In the aftermath of a hurricane, we typically think of flooding, destruction, and humanitarian disasters. Most of us don’t think about rare plants. . . most of us, that is. After Hurricane Irma, Highlands Hammock State Park invited Bok Tower Gardens to rescue epiphytic ferns and orchids from fallen trees in the park before cleanup crews incinerated the debris.
Epiphytes are non-parasitic plants that grow entirely, roots and all, on the branches of trees and shrubs. The most familiar epiphytes in central Florida include the bromeliads Spanish moss (Tillandsia usneoides) and ball moss (Tillandsia recurvata), and the resurrection fern (Pleopeltis polypodioides). Most familiar orchids, including several of the native ones, are also epiphytes. On Sept. 17, David Price, Patrick Lynch, and Whitney Costner rescued plants, and on Sept. 20, Patrick Lynch and Phil Gonsiska returned to attempt to access areas that had not been searched during the earlier trip. We collected several species of ferns—strap ferns (Campyloneurum phyllitidis), resurrection ferns (Pleopeltis polypodioides), and shoestring ferns (Vittaria lineata)—as well as butterfly orchids (Encyclia tampensis) and greenfly orchids (Epidendrum magnoliae).

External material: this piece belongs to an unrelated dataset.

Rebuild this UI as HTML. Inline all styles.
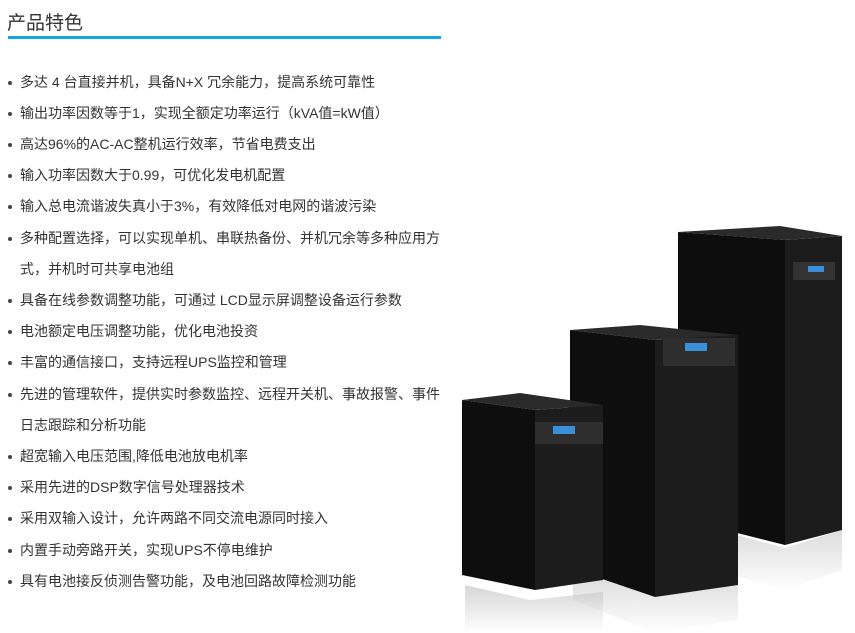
<!DOCTYPE html>
<html><head><meta charset="utf-8"><style>
body{margin:0;width:855px;height:633px;background:#fff;overflow:hidden;position:relative;font-family:"Liberation Sans","Noto Sans CJK SC",sans-serif;}
.t{position:absolute;left:7px;top:8px;font-size:19px;color:#333;}
.bar{position:absolute;left:8px;top:36px;width:433px;height:3px;background:#12a8e6;}
ul{position:absolute;left:0;top:66.5px;margin:0;padding:0;list-style:none;font-size:14px;color:#333;line-height:31.2px;}
li{padding-left:20px;position:relative;white-space:nowrap;}
li.b:before{content:"";position:absolute;left:8px;top:14px;width:4px;height:4px;border-radius:2px;background:#444;}
svg{position:absolute;left:0;top:0;}
</style></head><body>
<div class="t">产品特色</div><div class="bar"></div>
<ul>
<li class="b">多达 4 台直接并机，具备N+X 冗余能力，提高系统可靠性</li>
<li class="b">输出功率因数等于1，实现全额定功率运行（kVA值=kW值）</li>
<li class="b">高达96%的AC-AC整机运行效率，节省电费支出</li>
<li class="b">输入功率因数大于0.99，可优化发电机配置</li>
<li class="b">输入总电流谐波失真小于3%，有效降低对电网的谐波污染</li>
<li class="b">多种配置选择，可以实现单机、串联热备份、并机冗余等多种应用方</li>
<li>式，并机时可共享电池组</li>
<li class="b">具备在线参数调整功能，可通过 LCD显示屏调整设备运行参数</li>
<li class="b">电池额定电压调整功能，优化电池投资</li>
<li class="b">丰富的通信接口，支持远程UPS监控和管理</li>
<li class="b">先进的管理软件，提供实时参数监控、远程开关机、事故报警、事件</li>
<li>日志跟踪和分析功能</li>
<li class="b">超宽输入电压范围,降低电池放电机率</li>
<li class="b">采用先进的DSP数字信号处理器技术</li>
<li class="b">采用双输入设计，允许两路不同交流电源同时接入</li>
<li class="b">内置手动旁路开关，实现UPS不停电维护</li>
<li class="b">具有电池接反侦测告警功能，及电池回路故障检测功能</li>
</ul>
<svg width="855" height="633">
<defs><linearGradient id="r" x1="0" y1="0" x2="0" y2="1"><stop offset="0" stop-color="#bbb"/><stop offset="1" stop-color="#fff"/></linearGradient></defs>
<!-- tall -->
<polygon points="681,520 785,548 842,530 842,570 785,590 681,560" fill="url(#r)" opacity=".6"/>
<polygon points="678,232 780,226 842,236 785,240" fill="#2a2a2a"/>
<polygon points="678,232 785,240 785,545 678,518" fill="#0d0d0d"/>
<polygon points="785,240 842,236 842,530 785,545" fill="#1b1b1b"/>
<rect x="793" y="262" width="42" height="18" fill="#333"/><rect x="808" y="266" width="16" height="6" fill="#3a8fd8"/>
<!-- medium -->
<polygon points="573,565 655,595 738,585 738,620 655,633 573,600" fill="url(#r)" opacity=".6"/>
<polygon points="570,330 640,325 738,335 655,340" fill="#2a2a2a"/>
<polygon points="570,330 655,340 655,597 570,568" fill="#0e0e0e"/>
<polygon points="655,340 738,335 738,585 655,597" fill="#1c1c1c"/>
<rect x="663" y="338" width="72" height="28" fill="#2e2e2e"/><rect x="685" y="343" width="22" height="8" fill="#3a8fd8"/>
<!-- small -->
<polygon points="465,585 530,600 603,592 603,633 465,633" fill="url(#r)" opacity=".6"/>
<polygon points="462,400 520,393 603,405 535,410" fill="#2a2a2a"/>
<polygon points="462,400 535,410 535,590 462,575" fill="#0e0e0e"/>
<polygon points="535,410 603,405 603,580 535,590" fill="#1c1c1c"/>
<rect x="535" y="422" width="68" height="22" fill="#2e2e2e"/><rect x="553" y="426" width="22" height="8" fill="#3a8fd8"/>
</svg>
</body></html>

A closeup of a rescued greenfly orchid in our greenhouse. Two subspecies of greenfly orchid grow in Florida, one of which is reported to grow in the wild as far north as North Carolina, making it the northernmost epiphytic orchid in the New World. Because of the size and color of the flowers, the greenfly orchid is less noticeable than the larger, more common butterfly orchid, but when examined up close, it is no less beautiful!